- [Direction] Quote the listing below in full and exactly as written, but omit every picture.

* BEGIN Supplied data *

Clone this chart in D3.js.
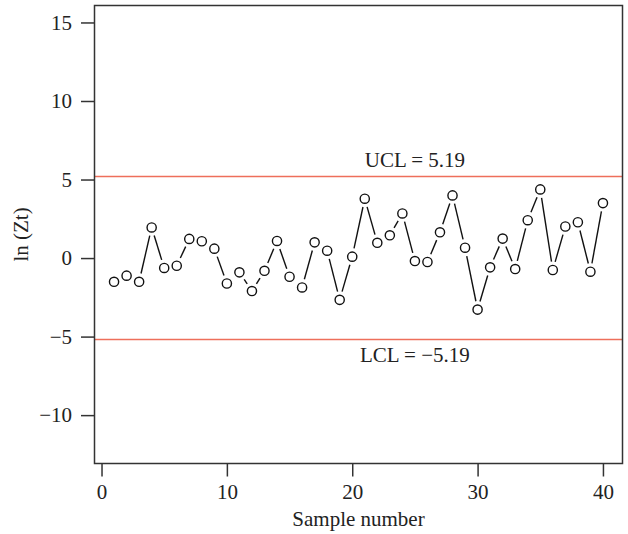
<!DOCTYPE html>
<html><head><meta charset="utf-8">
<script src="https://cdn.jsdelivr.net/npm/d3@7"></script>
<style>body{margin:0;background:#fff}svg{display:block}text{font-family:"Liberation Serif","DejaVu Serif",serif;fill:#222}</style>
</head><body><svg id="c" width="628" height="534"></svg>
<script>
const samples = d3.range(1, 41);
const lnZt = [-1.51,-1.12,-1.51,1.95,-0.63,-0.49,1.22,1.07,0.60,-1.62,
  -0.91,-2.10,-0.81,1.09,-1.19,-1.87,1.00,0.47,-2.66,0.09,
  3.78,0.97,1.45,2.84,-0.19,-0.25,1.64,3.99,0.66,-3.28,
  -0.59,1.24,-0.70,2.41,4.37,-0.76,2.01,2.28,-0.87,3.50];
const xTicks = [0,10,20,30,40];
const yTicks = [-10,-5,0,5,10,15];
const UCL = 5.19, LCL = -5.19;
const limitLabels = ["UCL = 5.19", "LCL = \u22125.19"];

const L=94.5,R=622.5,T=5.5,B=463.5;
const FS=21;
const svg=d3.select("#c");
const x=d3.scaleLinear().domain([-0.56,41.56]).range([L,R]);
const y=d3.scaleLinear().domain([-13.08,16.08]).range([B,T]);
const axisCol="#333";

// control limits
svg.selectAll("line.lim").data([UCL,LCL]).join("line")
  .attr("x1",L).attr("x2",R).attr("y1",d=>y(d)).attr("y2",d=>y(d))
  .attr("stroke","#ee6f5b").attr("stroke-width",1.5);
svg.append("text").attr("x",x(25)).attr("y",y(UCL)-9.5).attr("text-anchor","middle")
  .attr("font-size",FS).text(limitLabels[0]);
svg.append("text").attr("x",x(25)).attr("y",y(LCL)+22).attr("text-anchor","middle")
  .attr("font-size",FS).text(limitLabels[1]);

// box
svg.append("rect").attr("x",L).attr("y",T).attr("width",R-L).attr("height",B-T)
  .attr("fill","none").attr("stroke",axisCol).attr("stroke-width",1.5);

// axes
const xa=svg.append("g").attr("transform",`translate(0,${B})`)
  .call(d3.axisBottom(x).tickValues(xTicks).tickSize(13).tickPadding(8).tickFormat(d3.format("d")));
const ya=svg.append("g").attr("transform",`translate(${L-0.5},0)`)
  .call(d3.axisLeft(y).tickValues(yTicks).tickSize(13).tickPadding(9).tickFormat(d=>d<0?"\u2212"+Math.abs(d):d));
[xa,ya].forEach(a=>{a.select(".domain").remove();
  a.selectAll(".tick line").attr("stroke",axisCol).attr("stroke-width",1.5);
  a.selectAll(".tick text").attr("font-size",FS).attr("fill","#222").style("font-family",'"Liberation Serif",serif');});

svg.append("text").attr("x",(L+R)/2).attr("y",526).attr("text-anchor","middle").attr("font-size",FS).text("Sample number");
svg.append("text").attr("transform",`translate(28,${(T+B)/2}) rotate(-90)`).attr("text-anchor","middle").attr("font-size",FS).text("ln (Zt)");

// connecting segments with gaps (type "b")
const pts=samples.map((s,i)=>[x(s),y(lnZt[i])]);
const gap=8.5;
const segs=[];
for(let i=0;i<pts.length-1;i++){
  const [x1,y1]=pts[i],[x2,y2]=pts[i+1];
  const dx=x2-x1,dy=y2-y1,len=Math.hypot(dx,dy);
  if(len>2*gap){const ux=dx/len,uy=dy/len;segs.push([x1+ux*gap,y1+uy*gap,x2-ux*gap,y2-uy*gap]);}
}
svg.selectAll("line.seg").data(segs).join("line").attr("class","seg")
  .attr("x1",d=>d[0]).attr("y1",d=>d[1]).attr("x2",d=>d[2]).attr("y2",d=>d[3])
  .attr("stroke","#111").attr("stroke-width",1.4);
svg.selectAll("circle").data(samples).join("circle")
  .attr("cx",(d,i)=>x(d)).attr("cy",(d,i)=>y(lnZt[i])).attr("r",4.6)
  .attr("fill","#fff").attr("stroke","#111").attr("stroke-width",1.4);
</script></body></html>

* END Supplied data *

- [Written response]
Clone this chart in D3.js.
<!DOCTYPE html>
<html><head><meta charset="utf-8">
<script src="https://cdn.jsdelivr.net/npm/d3@7"></script>
<style>body{margin:0;background:#fff}svg{display:block}text{font-family:"Liberation Serif","DejaVu Serif",serif;fill:#222}</style>
</head><body><svg id="c" width="628" height="534"></svg>
<script>
const samples = d3.range(1, 41);
const lnZt = [-1.51,-1.12,-1.51,1.95,-0.63,-0.49,1.22,1.07,0.60,-1.62,
  -0.91,-2.10,-0.81,1.09,-1.19,-1.87,1.00,0.47,-2.66,0.09,
  3.78,0.97,1.45,2.84,-0.19,-0.25,1.64,3.99,0.66,-3.28,
  -0.59,1.24,-0.70,2.41,4.37,-0.76,2.01,2.28,-0.87,3.50];
const xTicks = [0,10,20,30,40];
const yTicks = [-10,-5,0,5,10,15];
const UCL = 5.19, LCL = -5.19;
const limitLabels = ["UCL = 5.19", "LCL = \u22125.19"];

const L=94.5,R=622.5,T=5.5,B=463.5;
const FS=21;
const svg=d3.select("#c");
const x=d3.scaleLinear().domain([-0.56,41.56]).range([L,R]);
const y=d3.scaleLinear().domain([-13.08,16.08]).range([B,T]);
const axisCol="#333";

// control limits
svg.selectAll("line.lim").data([UCL,LCL]).join("line")
  .attr("x1",L).attr("x2",R).attr("y1",d=>y(d)).attr("y2",d=>y(d))
  .attr("stroke","#ee6f5b").attr("stroke-width",1.5);
svg.append("text").attr("x",x(25)).attr("y",y(UCL)-9.5).attr("text-anchor","middle")
  .attr("font-size",FS).text(limitLabels[0]);
svg.append("text").attr("x",x(25)).attr("y",y(LCL)+22).attr("text-anchor","middle")
  .attr("font-size",FS).text(limitLabels[1]);

// box
svg.append("rect").attr("x",L).attr("y",T).attr("width",R-L).attr("height",B-T)
  .attr("fill","none").attr("stroke",axisCol).attr("stroke-width",1.5);

// axes
const xa=svg.append("g").attr("transform",`translate(0,${B})`)
  .call(d3.axisBottom(x).tickValues(xTicks).tickSize(13).tickPadding(8).tickFormat(d3.format("d")));
const ya=svg.append("g").attr("transform",`translate(${L-0.5},0)`)
  .call(d3.axisLeft(y).tickValues(yTicks).tickSize(13).tickPadding(9).tickFormat(d=>d<0?"\u2212"+Math.abs(d):d));
[xa,ya].forEach(a=>{a.select(".domain").remove();
  a.selectAll(".tick line").attr("stroke",axisCol).attr("stroke-width",1.5);
  a.selectAll(".tick text").attr("font-size",FS).attr("fill","#222").style("font-family",'"Liberation Serif",serif');});

svg.append("text").attr("x",(L+R)/2).attr("y",526).attr("text-anchor","middle").attr("font-size",FS).text("Sample number");
svg.append("text").attr("transform",`translate(28,${(T+B)/2}) rotate(-90)`).attr("text-anchor","middle").attr("font-size",FS).text("ln (Zt)");

// connecting segments with gaps (type "b")
const pts=samples.map((s,i)=>[x(s),y(lnZt[i])]);
const gap=8.5;
const segs=[];
for(let i=0;i<pts.length-1;i++){
  const [x1,y1]=pts[i],[x2,y2]=pts[i+1];
  const dx=x2-x1,dy=y2-y1,len=Math.hypot(dx,dy);
  if(len>2*gap){const ux=dx/len,uy=dy/len;segs.push([x1+ux*gap,y1+uy*gap,x2-ux*gap,y2-uy*gap]);}
}
svg.selectAll("line.seg").data(segs).join("line").attr("class","seg")
  .attr("x1",d=>d[0]).attr("y1",d=>d[1]).attr("x2",d=>d[2]).attr("y2",d=>d[3])
  .attr("stroke","#111").attr("stroke-width",1.4);
svg.selectAll("circle").data(samples).join("circle")
  .attr("cx",(d,i)=>x(d)).attr("cy",(d,i)=>y(lnZt[i])).attr("r",4.6)
  .attr("fill","#fff").attr("stroke","#111").attr("stroke-width",1.4);
</script></body></html>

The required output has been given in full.